Leaving Colombo early we crammed ourselves and our rucksacks into the little tuc tucs that sped us through the rush hour traffic to Colombo Fort Station. It can be a little scary in the tuc tucs as they are so small and vulnerable amongst the cars, buses and trucks. It is sometimes better not to really look around you but just to enjoy the experience. We arrived at Colombo station in one piece and on time. We had booked the observation carriage at the vast sum of around £5. I had visions of the observation carriage having a big domed glass roof like the pictures I have seen of Canada's Rocky Mountaineer. Well this train was nothing like that. The observation carriage was a rather old and tatty carriage which is attached to the back of the train so you are sitting going backwards for the journey. There was no glass dome but there was a big window at the end of the carriage although it had huge great cracks in it.
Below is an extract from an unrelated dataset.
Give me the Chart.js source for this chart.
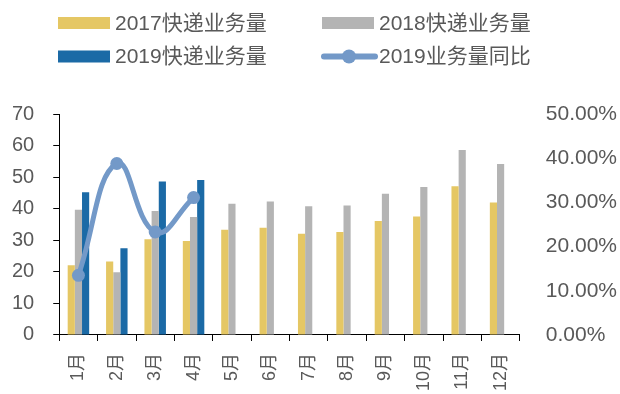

We had hoped for air conditioning but instead a helpful local showed us how to open the windows fully! And then we were on our way. It was a lovely journey as we saw the city of Colombo dissappear and the lush grreen of Sri Lankan countryside emerge. We were also lucky enough to have almost the entire carrriage to ourselves apart from a group of young Sri Lankans who entertained us with their singing, laughing and screaming through each tunnel we went through. All too soon our 3 hour journey was over and we had arrived in Kandy.
Our first impressions of Kandy is that it is a busy and buzzing town with a popular local market but its most redeeming feature is the beautiful lake in the middle. Our walk around it was rudely interrupted by the all too familiar 4 o clock storms. We are now getting bettter at looking out for cafes to retreat into at this time of day. Today our retreat was Hotel Suisse, a very elegant looking hotel that was hosting a very beautiful and elaborate wedding party. I wished we could slip in unobtrusively with the weddding guests but no chance of course.
Good places to eat do not seem to be in abundance here and even the Lonely Planet seems to list only 4 or 5. We took the LP advice on a restaurant called the Empire whose food could be described as pleasant but not outstanding. The next question was as to whether to walk back to our guest house in it's tranquil but quite uphill location or to get a tuc tuc. As we came out the restaurant, the tuc tucs were there, so no choice, tuc tuc it was!